Opinions differ, to put it mildly, on the meaning of religious liberty today. A book on Hinduism by Wendy Doniger of the University of Chicago has been pulped or is being pulped right now by Penguin India following a lawsuit against the publisher by a conservative Hindu nationalist, on grounds of “offending religious feelings of Hindus,” according to stories in the Guardian. In Kansas, it seems some Republicans in the Kansas Senate are backing away from support for a so-called “protecting religious freedom regarding marriage” bill just passed by the Kansas House (which a Slate blogger rightly called an abomination reminiscent of the Jim Crow era). Politicians from President Obama to Bobby Jindal to your local legislator are busy presenting their versions of what religious liberty means. Everyone says they want to uphold religious liberty.
Is there a formula to help navigate the competing claims of Hobby Lobby, the Freedom From Religion Foundation, and all the rest? The First Amendment is our canonical American text on freedom, and it may seem to some too broad and vague. But Douglas Laycock of the University of Virginia has presented decisive evidence that what the Founders intended is not consistent with the right-wing claims that “the government can openly support religion so long as it doesn’t prefer one religion over others.” The legislative record, Laycock notes, “tells a very different tale. A lawyer drafting the right-wing view might write: ‘Congress shall make no law establishing any particular denomination of religion in preference to another.’ In fact that is exactly how it was written in 1789 by members of the first Senate. But the Senate rejected that version and two similar versions that explicitly stated the right-wing view….A conference committee produced the version ultimately ratified as the First Amendment: ‘Congress shall make no law respecting an establishment of religion.’ This is the broadest version considered by either house [in 1789]. It speaks generically of ‘religion,’ not ‘a religion,’ ‘a national religion,’ or ‘any particular denomination of religion.’ It forbids any law…that relates to an establishment in any way. In light of the alternatives Congress considered and rejected, it is best understood as requiring the government to be entirely neutral towards religion….Here, the intent of the framers is as clear as it ever gets; the right wing distorts that intent to suit its own preferences.”

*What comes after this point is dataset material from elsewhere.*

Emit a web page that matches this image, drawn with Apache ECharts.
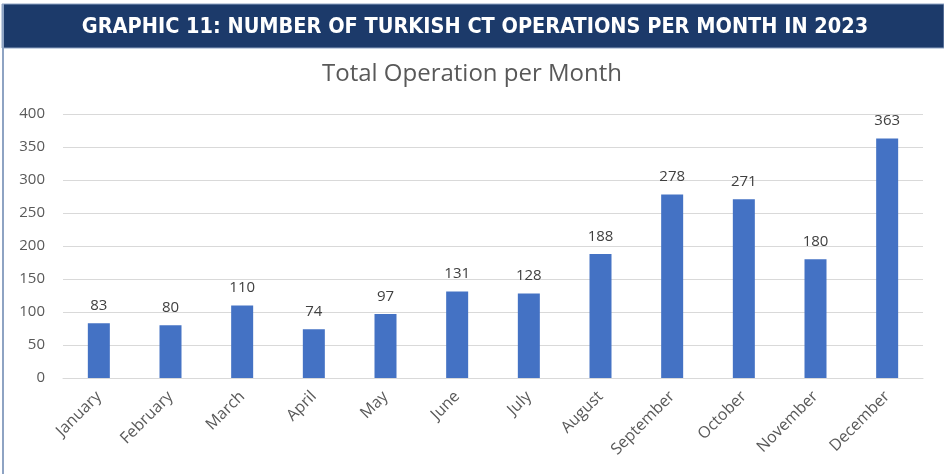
<!DOCTYPE html>
<html>
<head>
<meta charset="utf-8">
<script src="https://cdn.jsdelivr.net/npm/echarts@6/dist/echarts.min.js"></script>
<style>
  html, body { margin: 0; padding: 0; background: #fff; }
  #chart { width: 944px; height: 474px; }
</style>
</head>
<body>
<div id="chart"></div>
<script>
const months = ['January', 'February', 'March', 'April', 'May', 'June',
  'July', 'August', 'September', 'October', 'November', 'December'];
const operations = [83, 80, 110, 74, 97, 131, 128, 188, 278, 271, 180, 363];
const yTicks = { min: 0, max: 400, interval: 50 };

const headerText = 'GRAPHIC 11: NUMBER OF TURKISH CT OPERATIONS PER MONTH IN 2023';
const chartTitle = 'Total Operation per Month';

const chart = echarts.init(document.getElementById('chart'));

chart.setOption({
  backgroundColor: '#ffffff',
  animation: false,
  graphic: [
    // header band and the card's left edge
    {
      type: 'rect',
      shape: { x: 2, y: 4, width: 942, height: 44 },
      style: { fill: '#1c3a6a', stroke: '#8ea3c3', lineWidth: 1 },
      silent: true
    },
    {
      type: 'line',
      shape: { x1: 3, y1: 4, x2: 3, y2: 474 },
      style: { stroke: '#8ea3c3', lineWidth: 2 },
      silent: true
    },
    {
      type: 'text',
      x: 475,
      y: 27,
      style: {
        text: headerText,
        fill: '#ffffff',
        font: 'bold 21.5px "Liberation Sans Narrow", "DejaVu Sans Condensed", sans-serif',
        align: 'center',
        verticalAlign: 'middle'
      }
    }
  ],
  title: {
    text: chartTitle,
    left: 'center',
    top: 57,
    textStyle: {
      fontFamily: '"Open Sans", sans-serif',
      fontSize: 24,
      fontWeight: 'normal',
      color: '#595959'
    }
  },
  grid: {
    left: 63,
    right: 21,
    top: 114,
    bottom: 96,
    containLabel: false
  },
  xAxis: {
    type: 'category',
    data: months,
    axisLine: { lineStyle: { color: '#d9d9d9', width: 1 } },
    axisTick: { show: false },
    axisLabel: {
      rotate: 45,
      margin: 16,
      color: '#595959',
      fontFamily: '"Open Sans", sans-serif',
      fontSize: 16
    }
  },
  yAxis: {
    type: 'value',
    min: yTicks.min,
    max: yTicks.max,
    interval: yTicks.interval,
    axisLine: { show: false },
    axisTick: { show: false },
    splitLine: { lineStyle: { color: '#d9d9d9', width: 1 } },
    axisLabel: {
      margin: 18,
      color: '#595959',
      fontFamily: '"Open Sans", sans-serif',
      fontSize: 15
    }
  },
  series: [
    {
      type: 'bar',
      data: operations,
      barWidth: 22,
      itemStyle: { color: '#4472c4' },
      label: {
        show: true,
        position: 'top',
        distance: 10,
        color: '#404040',
        fontFamily: '"Open Sans", sans-serif',
        fontSize: 15
      }
    }
  ]
});
</script>
</body>
</html>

Those not happy with Laycock’s exposition of the original meaning of the First Amendment (written for a USA Today column in 1985 but fresh as a daisy, and reprinted in Religious Liberty: Overviews and History, 2010, pp. 529-30) might say very well, but times have changed and we are now faced with a horrifying war on religious freedom as well as moral values. I might wonder “so what’s new,” but let me say instead that invidious (if not hateful) discrimination against whole classes of people is not the way to defend religious freedom, and is increasingly indefensible–as the Kansas Senate, for example, is apparently grasping, and as judges and legislators in Kentucky, Virginia, and Indiana have decided this week as the case against same-sex marriage collapses.

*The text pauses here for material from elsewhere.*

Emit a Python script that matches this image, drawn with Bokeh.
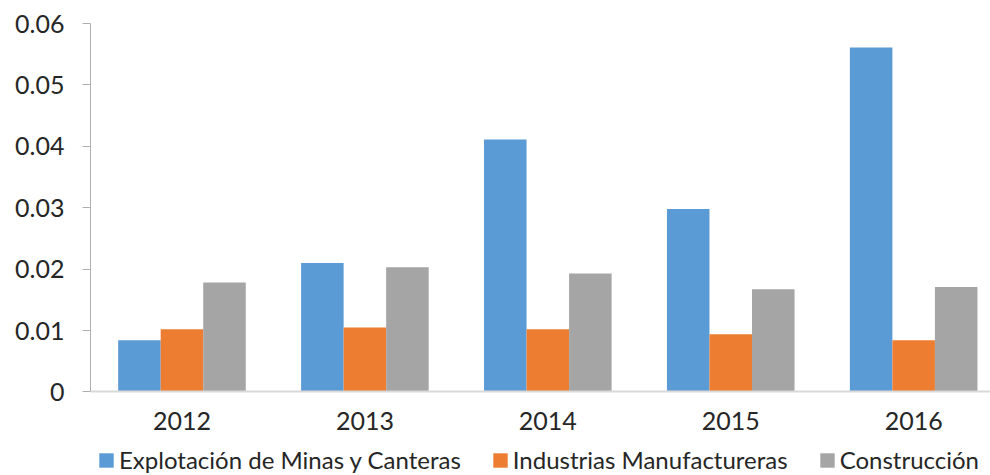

Should I give an appearance of evenhandedness and acknowledge that President Obama has a major blind spot regarding religious liberty, as columnist Kathleen Parker of the Washington Post claimed recently? The President may have blind spots, but Parker does not seem to be familiar enough with the facts on the ground re the Little Sisters of the Poor case to do anything other than throw rhetorical bricks at the President. No one is going to compel the Little Sisters to provide abortifacients, or even birth control, to their employees. The somewhat more challenging issues come in the Hobby Lobby and Conestoga Wood cases, where the latest government brief (Feb. 10, as respondent to Conestoga) has crystallized a hard-to-impeach version of the questions presented: “1. Whether the Religious Freedom Restoration Act of 1993…allows a for-profit corporation to deny its employees the health coverage of contraceptives to which the employees are otherwise entitled by federal law, based on the religious objections of the corporation’s owners. 2. Whether the requirement that non-exempted, non-grandfathered group health plans include coverage of contraceptives violates the Free Exercise Clause of the First Amendment.”

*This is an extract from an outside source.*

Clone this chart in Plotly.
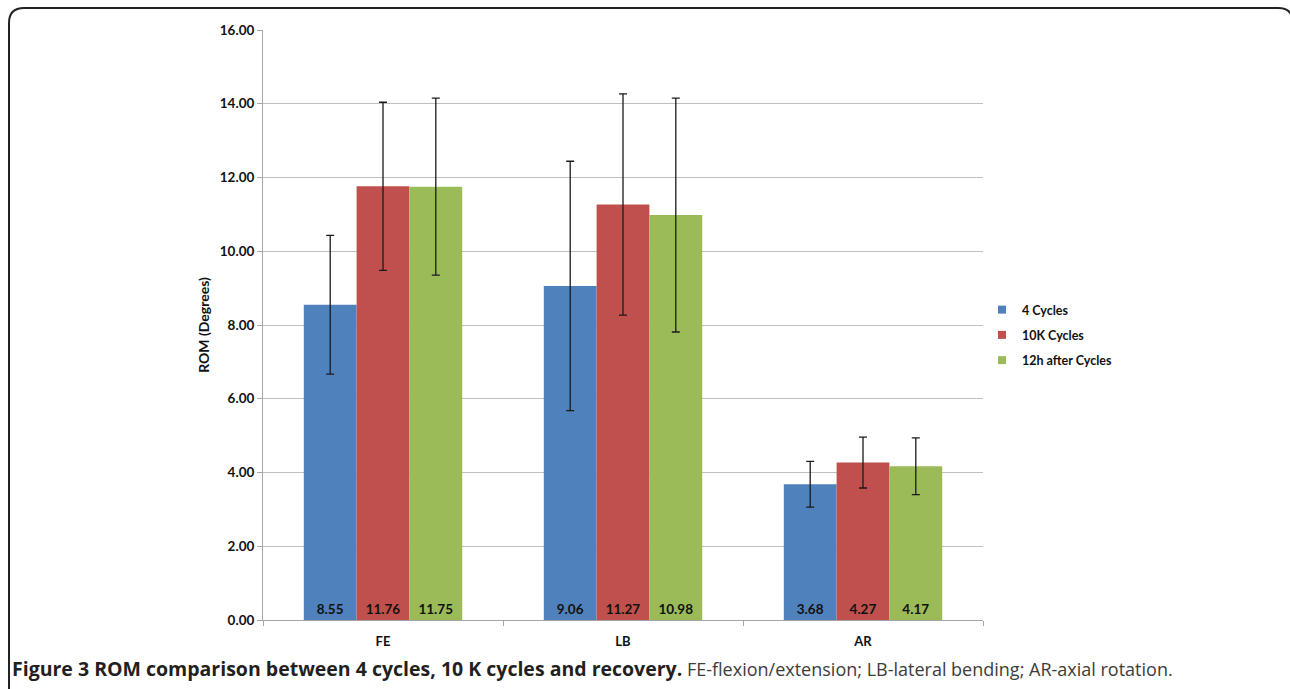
import plotly.graph_objects as go

# ROM per motion and loading condition (degrees), with standard deviations
motions = ["FE", "LB", "AR"]
series_names = ["4 Cycles", "10K Cycles", "12h after Cycles"]
rom_4_cycles = [8.55, 9.06, 3.68]
rom_10k_cycles = [11.76, 11.27, 4.27]
rom_12h_after = [11.75, 10.98, 4.17]
sd_4_cycles = [1.88, 3.38, 0.62]
sd_10k_cycles = [2.28, 3.00, 0.69]
sd_12h_after = [2.40, 3.17, 0.77]
y_ticks = [0, 2, 4, 6, 8, 10, 12, 14, 16]

colors = ["#4f81bd", "#c0504d", "#9bbb59"]
values = [rom_4_cycles, rom_10k_cycles, rom_12h_after]
errors = [sd_4_cycles, sd_10k_cycles, sd_12h_after]

W, H = 1290, 689
L, R, T, B = 263, 983, 30, 620  # plot area in pixels


def px(x):
    return (x - L) / (R - L)


def py(y):
    return (B - y) / (B - T)


FONT = "Lato"
INK = "#111111"

fig = go.Figure()
for i, name in enumerate(series_names):
    fig.add_trace(go.Bar(
        x=motions,
        y=values[i],
        name=name,
        showlegend=False,
        marker=dict(color=colors[i], line=dict(width=0)),
        error_y=dict(type="data", array=errors[i], visible=True,
                     color="#1a1a1a", thickness=1.3, width=4),
        text=[f"{v:.2f}" for v in values[i]],
        textposition="inside",
        insidetextanchor="start",
        constraintext="none",
        textfont=dict(family=FONT, size=13.5, color=INK, weight="bold"),
        hoverinfo="skip",
    ))

# legend entries with small square keys
for i, name in enumerate(series_names):
    fig.add_trace(go.Scatter(
        x=[None], y=[None], mode="markers", name=name, legendgroup=name,
        marker=dict(symbol="square", size=8, color=colors[i]),
        hoverinfo="skip",
    ))

# rounded frame around the figure
x0, x1 = px(9), px(1293)
y_top, y_bot = py(8), py(700)
r_x = 15 / (R - L)
r_y = 15 / (B - T)
frame = (f"M {x0} {y_bot} L {x0} {y_top - r_y} "
         f"Q {x0} {y_top} {x0 + r_x} {y_top} "
         f"L {x1 - r_x} {y_top} Q {x1} {y_top} {x1} {y_top - r_y} "
         f"L {x1} {y_bot}")
fig.add_shape(type="path", path=frame, xref="paper", yref="paper",
              line=dict(color="#222222", width=2))

fig.add_annotation(
    x=px(10), y=py(668), xref="paper", yref="paper",
    xanchor="left", yanchor="middle", showarrow=False,
    text=("<b><span style='font-size:19.5px'>Figure 3 ROM comparison between 4 cycles, "
          "10 K cycles and recovery.</span></b>"
          " <span style='color:#3c3c3c'>FE-flexion/extension; LB-lateral bending; "
          "AR-axial rotation.</span>"),
    font=dict(family="Open Sans", size=18, color="#231f20"),
)

fig.update_layout(
    width=W, height=H,
    margin=dict(l=L, r=W - R, t=T, b=H - B, pad=0),
    paper_bgcolor="white", plot_bgcolor="white",
    barmode="group", bargap=0.34, bargroupgap=0,
    font=dict(family=FONT, size=12, color=INK),
    legend=dict(
        x=px(982), y=py(335), xanchor="left", yanchor="middle",
        font=dict(family=FONT, size=12.5, color=INK, weight="bold"),
        itemwidth=30, tracegroupgap=6, bgcolor="rgba(0,0,0,0)",
    ),
    xaxis=dict(
        type="category", showline=True, linecolor="#a6a6a6", linewidth=1,
        ticks="outside", tickson="boundaries", ticklen=5, tickcolor="#a6a6a6",
        ticklabelstandoff=9,
        tickfont=dict(family=FONT, size=13, color=INK, weight="bold"),
        showgrid=False,
    ),
    yaxis=dict(
        range=[0, 16], tickvals=y_ticks, ticktext=[f"{v:.2f}" for v in y_ticks],
        showline=True, linecolor="#a6a6a6", linewidth=1,
        ticks="outside", ticklen=5, tickcolor="#a6a6a6",
        showgrid=True, gridcolor="#bfbfbf", gridwidth=1, zeroline=False,
        tickfont=dict(family=FONT, size=13.5, color=INK, weight="bold"),
        title=dict(text="ROM (Degrees)", standoff=6,
                   font=dict(family=FONT, size=14, color=INK, weight="bold")),
    ),
)

fig.write_html("out.html")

The government brief has it just right. The real issue here, and in so many other putative “religious liberty” cases and controversies, is whose freedom counts, and who bears the burden when some complain that their consciences are violated by a generally applicable public law. I would say it is clear that a for-profit corporation is an inanimate creature brought into being by state charter, and has no tender conscience to offend. A religiously-based nonprofit is quite different, and accommodations should often be made so long as the Little Sisters, the Vedanta Society, the Presbyterian Youth group, the synagogue, or similar groups attest to their conscientious objections–which may indeed involve writing some kind of “permission slip,” if you want to put it that way. Such cases can be tricky; however the Hobby Lobby, Conestoga Wood, and for that matter Town of Greece v. Galloway cases ought to be disposed of easily.
Does the Supreme Court relish sorting all this out? They do face some vexing, difficult cases, but if five or more justices can tune out the faux-outrage ginned up by the political right over supposed violations of religious liberty, and focus on upholding “neutral laws of general applicability” with the usual exceptions and accommodations where warranted, their yoke will be easy and their burden quite light.